In this part of the coursework, you are required to implement deep convolutional networks.  This includes code for forward prop, back prop, and weight updates for convolutional and max-pooling layers, and should support the stacking of convolutional + pooling layers.  You should implement all the parts relating to the convolutional layer in the mlp/conv.py module; if you decide to implement some routines in cython, keep them in mlp/conv.pyx). Attach both files in this notebook.

Implementation tips: Look at [lecture 7](http://www.inf.ed.ac.uk/teaching/courses/mlp/2015/mlp07-cnn.pdf) and [lecture 8](http://www.inf.ed.ac.uk/teaching/courses/mlp/2015/mlp08-cnn2.pdf), and the introductory tutorial, [06_MLP_Coursework2_Introduction.ipynb](https://github.com/CSTR-Edinburgh/mlpractical/blob/master/06_MLP_Coursework2_Introduction.ipynb)

### Task 6 -  Implement convolutional layer (20 marks)

Implement linear convolutional layer, and then extend to sigmoid and ReLU transfer functions (do it in a similar way to fully-connected layers).
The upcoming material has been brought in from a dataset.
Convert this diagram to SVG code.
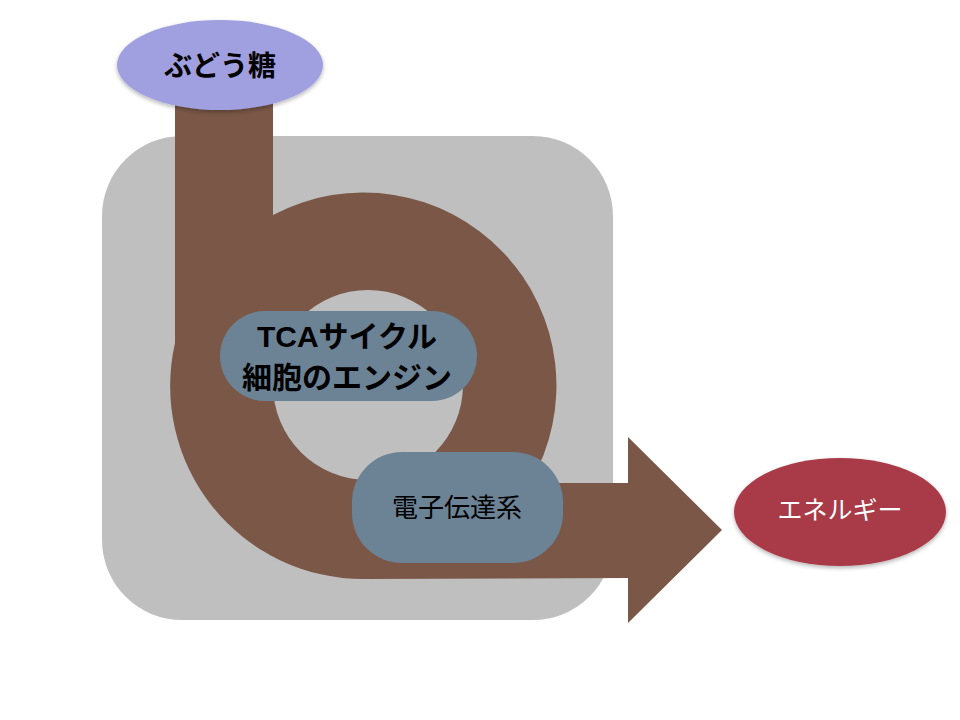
<svg xmlns="http://www.w3.org/2000/svg" width="960" height="720" viewBox="0 0 960 720">
  <defs>
    <style>
      .t { font-family: "Liberation Sans", "Noto Sans CJK JP", sans-serif; text-anchor: middle; }
      .dark { fill: #000000; }
      .box { fill: #6C8396; }
    </style>
    <filter id="sh" x="-20%" y="-20%" width="140%" height="150%">
      <feGaussianBlur in="SourceAlpha" stdDeviation="2"/>
      <feOffset dy="2"/>
      <feComponentTransfer><feFuncA type="linear" slope="0.3"/></feComponentTransfer>
      <feMerge><feMergeNode/><feMergeNode in="SourceGraphic"/></feMerge>
    </filter>
  </defs>
  <rect width="960" height="720" fill="#FFFFFF"/>
  <g id="cell">
    <rect x="102" y="136" width="511" height="484" rx="80" ry="80" fill="#BFBFBF"/>
  </g>
  <g id="connectors">
    <path fill="#7A5747" fill-rule="evenodd" d="M175,100 H273 V215 A193,193 0 0,1 530,483 L628,483 L628,437 L722,530 L628,623 L628,578 L364,579 A193,193 0 0,1 175,343 Z M463,385 A95,95 0 1,0 273,385 A95,95 0 1,0 463,385 Z"/>
  </g>
  <g id="glucose">
    <ellipse cx="220" cy="65" rx="103" ry="45" fill="#A0A0E0" filter="url(#sh)"/>
    <text class="t dark" x="220" y="76" font-size="28" font-weight="bold">ぶどう糖</text>
  </g>
  <g id="tca">
    <rect class="box" x="220" y="311" width="257" height="90" rx="45" ry="45"/>
    <text class="t dark" x="347" y="347" font-size="30" font-weight="bold">TCAサイクル</text>
    <text class="t dark" x="347" y="388" font-size="30" font-weight="bold">細胞のエンジン</text>
  </g>
  <g id="etc">
    <rect class="box" x="352" y="452" width="211" height="111" rx="50" ry="50"/>
    <text class="t dark" x="457" y="517" font-size="26">電子伝達系</text>
  </g>
  <g id="energy">
    <ellipse cx="840" cy="512" rx="106" ry="54" fill="#A83B47" filter="url(#sh)"/>
    <text class="t" x="840" y="519" font-size="25" fill="#FFFFFF">エネルギー</text>
  </g>
</svg>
Include all relevant code.  It is recommended that you first implement in the naive way with nested loops (python and/or cython);  optionally you may then implement in a vectorised way in numpy.  Include logs for each way you implement the convolutional layer, as timings for different implementations are of interest.  Include all relevant code.
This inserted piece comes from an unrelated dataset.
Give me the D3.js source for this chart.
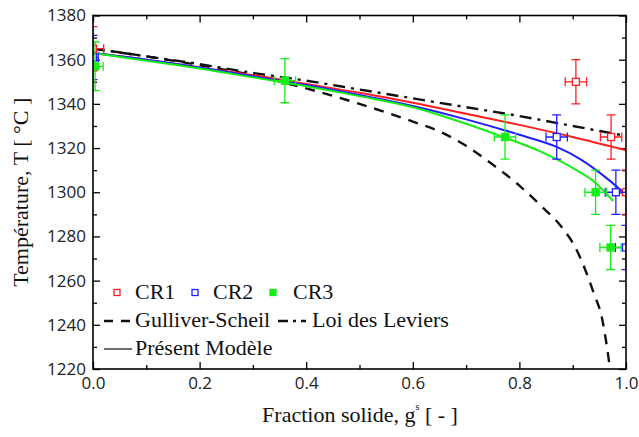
<!DOCTYPE html>
<html>
<head>
<meta charset="utf-8">
<script src="https://cdn.jsdelivr.net/npm/d3@7"></script>
<style>
  body { margin: 0; background: #fff; }
  svg { display: block; }
  .serif { font-family: "Liberation Serif", "DejaVu Serif", "Times New Roman", serif; }
</style>
</head>
<body>
<div id="chart"></div>
<script>
// measured points: g = fraction solide, t = temperature, dg / dt = error half widths
const cr1Points = [
  { g: 0.0, t: 1365, dg: 0.02, dt: 10 },
  { g: 0.906, t: 1350, dg: 0.02, dt: 10 },
  { g: 0.972, t: 1325, dg: 0.02, dt: 10 },
  { g: 1.0, t: 1300, dg: 0.02, dt: 10 }
]
const cr2Points = [
  { g: 0.0, t: 1361, dg: 0.01, dt: 10 },
  { g: 0.87, t: 1325, dg: 0.02, dt: 10 },
  { g: 0.981, t: 1300, dg: 0.02, dt: 10 },
  { g: 1.0, t: 1275, dg: 0.02, dt: 10 }
]
const cr3Points = [
  { g: 0.004, t: 1357, dg: 0.015, dt: 11 },
  { g: 0.36, t: 1350.5, dg: 0.02, dt: 10 },
  { g: 0.773, t: 1325, dg: 0.02, dt: 10 },
  { g: 0.943, t: 1300, dg: 0.02, dt: 10 },
  { g: 0.971, t: 1275, dg: 0.02, dt: 10 }
]

// curves
const gulliverScheil = [
  [0, 1365], [0.1, 1361.5], [0.2, 1357.5], [0.3, 1353], [0.4, 1347], [0.5, 1340],
  [0.6, 1332], [0.65, 1327.5], [0.7, 1321], [0.75, 1312.5], [0.8, 1303], [0.84, 1294],
  [0.88, 1284], [0.905, 1275], [0.925, 1264], [0.94, 1254], [0.955, 1243], [0.963, 1232], [0.97, 1220]
]
const loiLeviers = [
  [0, 1365], [0.1, 1361.5], [0.2, 1358], [0.3, 1354], [0.4, 1350.5], [0.5, 1346.5],
  [0.6, 1342.5], [0.7, 1338.5], [0.8, 1334.5], [0.9, 1330], [1.0, 1325.5]
]
const modeleCR1 = [
  [0, 1363], [0.1, 1360], [0.2, 1356.5], [0.3, 1353], [0.4, 1349], [0.5, 1345],
  [0.6, 1340.5], [0.7, 1335.5], [0.8, 1330.5], [0.9, 1325], [1.0, 1319]
]
const modeleCR2 = [
  [0, 1363], [0.1, 1360], [0.2, 1356.5], [0.3, 1352.5], [0.4, 1348.5], [0.5, 1344],
  [0.6, 1339], [0.7, 1333], [0.8, 1326], [0.87, 1320.5], [0.914, 1315], [0.963, 1306.5], [0.997, 1299.5]
]
const modeleCR3 = [
  [0, 1363], [0.1, 1359.5], [0.2, 1356], [0.3, 1352], [0.4, 1348], [0.5, 1343.5],
  [0.6, 1338.5], [0.7, 1331], [0.764, 1325.5], [0.839, 1318.5], [0.914, 1309], [0.939, 1305], [0.976, 1296]
]

const xMajor = [0, 0.2, 0.4, 0.6, 0.8, 1.0]
const xMinor = [0.1, 0.3, 0.5, 0.7, 0.9]
const yMajor = [1220, 1240, 1260, 1280, 1300, 1320, 1340, 1360, 1380]
const yMinor = [1230, 1250, 1270, 1290, 1310, 1330, 1350, 1370]

const colors = { cr1: '#ff1f1f', cr2: '#1f1fff', cr3: '#14ee14' }

const width = 639
const height = 437
const plot = { left: 93, right: 626, top: 15.5, bottom: 369 }

const x = d3.scaleLinear().domain([0, 1]).range([plot.left, plot.right])
const y = d3.scaleLinear().domain([1220, 1380]).range([plot.bottom, plot.top])

const svg = d3.select('#chart')
  .append('svg')
  .attr('width', width)
  .attr('height', height)

svg.append('rect').attr('width', width).attr('height', height).attr('fill', '#fff')

svg.append('clipPath')
  .attr('id', 'plot-clip')
  .append('rect')
  .attr('x', plot.left)
  .attr('y', plot.top)
  .attr('width', plot.right - plot.left)
  .attr('height', plot.bottom - plot.top)

// axes, ticks pointing inward
function styleAxis (g) {
  g.select('.domain').remove()
  g.attr('font-family', null).attr('font-size', null)
  g.selectAll('line').attr('stroke', '#000').attr('stroke-width', 1.3)
  g.selectAll('text')
    .style('font-family', '"Open Sans", "Liberation Sans", sans-serif')
    .style('font-size', '17px')
    .attr('fill', '#222')
}

svg.append('g')
  .attr('transform', `translate(0,${plot.bottom})`)
  .call(d3.axisBottom(x).tickValues(xMajor).tickSize(-7).tickPadding(8).tickFormat(d3.format('.1f')))
  .call(styleAxis)
svg.append('g')
  .attr('transform', `translate(0,${plot.bottom})`)
  .call(d3.axisBottom(x).tickValues(xMinor).tickSize(-4).tickFormat(''))
  .call(styleAxis)
svg.append('g')
  .attr('transform', `translate(0,${plot.top})`)
  .call(d3.axisTop(x).tickValues(xMajor).tickSize(-7).tickFormat(''))
  .call(styleAxis)
svg.append('g')
  .attr('transform', `translate(0,${plot.top})`)
  .call(d3.axisTop(x).tickValues(xMinor).tickSize(-4).tickFormat(''))
  .call(styleAxis)

svg.append('g')
  .attr('transform', `translate(${plot.left},0)`)
  .call(d3.axisLeft(y).tickValues(yMajor).tickSize(-7).tickPadding(7).tickFormat(d3.format('d')))
  .call(styleAxis)
svg.append('g')
  .attr('transform', `translate(${plot.left},0)`)
  .call(d3.axisLeft(y).tickValues(yMinor).tickSize(-4).tickFormat(''))
  .call(styleAxis)
svg.append('g')
  .attr('transform', `translate(${plot.right},0)`)
  .call(d3.axisRight(y).tickValues(yMajor).tickSize(-7).tickFormat(''))
  .call(styleAxis)
svg.append('g')
  .attr('transform', `translate(${plot.right},0)`)
  .call(d3.axisRight(y).tickValues(yMinor).tickSize(-4).tickFormat(''))
  .call(styleAxis)

// curves
const data = svg.append('g').attr('clip-path', 'url(#plot-clip)')
const line = d3.line().x(d => x(d[0])).y(d => y(d[1])).curve(d3.curveMonotoneX)

const curves = [
  { values: gulliverScheil, color: '#111', width: 2.4, dash: '10,8' },
  { values: loiLeviers, color: '#111', width: 2.4, dash: '12,6,3,6' },
  { values: modeleCR1, color: colors.cr1, width: 2, dash: null },
  { values: modeleCR2, color: colors.cr2, width: 2, dash: null },
  { values: modeleCR3, color: colors.cr3, width: 2, dash: null }
]

data.selectAll('path.curve')
  .data(curves)
  .join('path')
  .attr('class', 'curve')
  .attr('d', d => line(d.values))
  .attr('fill', 'none')
  .attr('stroke', d => d.color)
  .attr('stroke-width', d => d.width)
  .attr('stroke-dasharray', d => d.dash)

// error bars + markers
const cap = 4.5
const series = [
  { points: cr1Points, color: colors.cr1, filled: false },
  { points: cr2Points, color: colors.cr2, filled: false },
  { points: cr3Points, color: colors.cr3, filled: true }
]

series.forEach(s => {
  const g = data.append('g').attr('stroke', s.color).attr('stroke-width', 1.3)
  s.points.forEach(p => {
    const cx = x(p.g)
    const cy = y(p.t)
    const x0 = x(p.g - p.dg)
    const x1 = x(p.g + p.dg)
    const y0 = y(p.t - p.dt)
    const y1 = y(p.t + p.dt)
    g.append('line').attr('x1', cx).attr('x2', cx).attr('y1', y0).attr('y2', y1)
    g.append('line').attr('x1', cx - cap).attr('x2', cx + cap).attr('y1', y0).attr('y2', y0)
    g.append('line').attr('x1', cx - cap).attr('x2', cx + cap).attr('y1', y1).attr('y2', y1)
    g.append('line').attr('x1', x0).attr('x2', x1).attr('y1', cy).attr('y2', cy)
    g.append('line').attr('x1', x0).attr('x2', x0).attr('y1', cy - cap).attr('y2', cy + cap)
    g.append('line').attr('x1', x1).attr('x2', x1).attr('y1', cy - cap).attr('y2', cy + cap)
    g.append('rect')
      .attr('x', cx - 3.5).attr('y', cy - 3.5)
      .attr('width', 7).attr('height', 7)
      .attr('fill', s.filled ? s.color : '#fff')
  })
})

// frame
svg.append('rect')
  .attr('x', plot.left).attr('y', plot.top)
  .attr('width', plot.right - plot.left).attr('height', plot.bottom - plot.top)
  .attr('fill', 'none').attr('stroke', '#000').attr('stroke-width', 1.6)

// legend
const legend = svg.append('g').attr('class', 'serif').style('font-size', '22px').attr('fill', '#111')

const markerItems = [
  { label: 'CR1', color: colors.cr1, filled: false, mx: 117, tx: 135 },
  { label: 'CR2', color: colors.cr2, filled: false, mx: 195, tx: 213 },
  { label: 'CR3', color: colors.cr3, filled: true, mx: 273, tx: 293 }
]
markerItems.forEach(m => {
  legend.append('rect')
    .attr('x', m.mx - 3).attr('y', 292.5 - 3)
    .attr('width', 6).attr('height', 6)
    .attr('fill', m.filled ? m.color : '#fff')
    .attr('stroke', m.color).attr('stroke-width', 1.3)
  legend.append('text').attr('x', m.tx).attr('y', 299).text(m.label)
})

const lineItems = [
  { label: 'Gulliver-Scheil', dash: '9,8', lx: 104, tx: 135, ty: 327, width: 2.4 },
  { label: 'Loi des Leviers', dash: '10,5,3,5', lx: 278, tx: 312, ty: 327, width: 2.4 },
  { label: 'Présent Modèle', dash: null, lx: 104, tx: 135, ty: 355, width: 1.2 }
]
lineItems.forEach(l => {
  legend.append('line')
    .attr('x1', l.lx).attr('x2', l.lx + 28)
    .attr('y1', l.ty - 6).attr('y2', l.ty - 6)
    .attr('stroke', '#111').attr('stroke-width', l.width)
    .attr('stroke-dasharray', l.dash)
  legend.append('text').attr('x', l.tx).attr('y', l.ty).text(l.label)
})

// axis titles
const xTitle = svg.append('text')
  .attr('class', 'serif')
  .attr('x', 360).attr('y', 422)
  .attr('text-anchor', 'middle')
  .style('font-size', '22px').attr('fill', '#111')
xTitle.append('tspan').text('Fraction solide, g')
xTitle.append('tspan').style('font-size', '10px').attr('dy', -12).text('s')
xTitle.append('tspan').attr('dy', 12).text(' [ - ]')

svg.append('text')
  .attr('class', 'serif')
  .attr('transform', `translate(28,${(plot.top + plot.bottom) / 2}) rotate(-90)`)
  .attr('text-anchor', 'middle')
  .style('font-size', '22px').attr('fill', '#111')
  .text('Température, T [ °C ]')
</script>
</body>
</html>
### Task 7 - Implement max-pooling layer (10 marks)

Implement a max-pooling layer. Non-overlapping pooling (which was assumed in the lecture presentation) is required. You may also implement a more generic solution with striding as well. Include all relevant code.
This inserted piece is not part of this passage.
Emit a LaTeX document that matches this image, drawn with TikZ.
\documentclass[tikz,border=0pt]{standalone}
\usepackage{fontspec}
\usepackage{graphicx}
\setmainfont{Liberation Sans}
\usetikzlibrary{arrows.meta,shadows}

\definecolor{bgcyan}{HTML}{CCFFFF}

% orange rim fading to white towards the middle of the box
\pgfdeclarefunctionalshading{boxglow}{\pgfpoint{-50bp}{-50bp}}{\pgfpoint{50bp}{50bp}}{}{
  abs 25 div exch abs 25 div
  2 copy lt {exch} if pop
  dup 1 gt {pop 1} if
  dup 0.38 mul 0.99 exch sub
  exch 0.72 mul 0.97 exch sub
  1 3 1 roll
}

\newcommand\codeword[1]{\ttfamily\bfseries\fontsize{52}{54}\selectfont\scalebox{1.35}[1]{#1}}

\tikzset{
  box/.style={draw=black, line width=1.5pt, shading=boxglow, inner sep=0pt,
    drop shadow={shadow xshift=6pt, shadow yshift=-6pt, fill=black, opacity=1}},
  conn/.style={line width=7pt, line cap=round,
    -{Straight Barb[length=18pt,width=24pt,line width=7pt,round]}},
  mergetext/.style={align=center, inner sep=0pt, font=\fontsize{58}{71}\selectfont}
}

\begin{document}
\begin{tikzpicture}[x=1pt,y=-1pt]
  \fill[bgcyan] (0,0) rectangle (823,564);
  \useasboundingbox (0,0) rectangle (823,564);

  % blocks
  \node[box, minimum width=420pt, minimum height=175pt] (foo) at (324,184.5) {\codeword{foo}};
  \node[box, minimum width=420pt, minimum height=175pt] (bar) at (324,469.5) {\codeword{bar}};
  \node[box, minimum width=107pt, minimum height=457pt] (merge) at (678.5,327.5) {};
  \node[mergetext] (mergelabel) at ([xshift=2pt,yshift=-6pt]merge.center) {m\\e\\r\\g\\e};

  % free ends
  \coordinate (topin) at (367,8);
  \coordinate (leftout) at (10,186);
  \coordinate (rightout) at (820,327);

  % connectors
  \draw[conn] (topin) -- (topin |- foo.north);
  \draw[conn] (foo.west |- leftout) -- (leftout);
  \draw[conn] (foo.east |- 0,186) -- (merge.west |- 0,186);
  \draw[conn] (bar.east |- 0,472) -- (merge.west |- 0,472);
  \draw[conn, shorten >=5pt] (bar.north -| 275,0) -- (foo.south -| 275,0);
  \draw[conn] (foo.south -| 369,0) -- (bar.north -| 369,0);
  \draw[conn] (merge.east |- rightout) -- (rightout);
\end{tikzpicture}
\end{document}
### Task 8 - Experiments with convolutional networks (25 marks)

Construct convolutional networks with a softmax output layer and a single fully connected hidden layer. Your first experiments should use one convolutional+pooling layer.  As a default use convolutional kernels of dimension 5x5 (stride 1) and pooling regions of 2x2 (stride 2, hence non-overlapping).

*  Implement and test a convolutional network with 1 feature map
*  Implement and test a convolutional network with 5 feature maps

Explore convolutional networks with two convolutional layers, by implementing, training, and evaluating a network with two convolutional+maxpooling layers with 5 feature maps in the first convolutional layer,  and 10 feature maps in the second convolutional layer.

Carry out further experiments to optimise the convolutional network architecture (you could explore kernel sizes and strides, number of feature maps, sizes and strides of pooling operator, etc. - it is up to you).

**This is the end of coursework 2.**

Please remember to save your notebook, and submit your notebook following the instructions at the top.  Please make sure that you have executed all the code cells when you submit the notebook.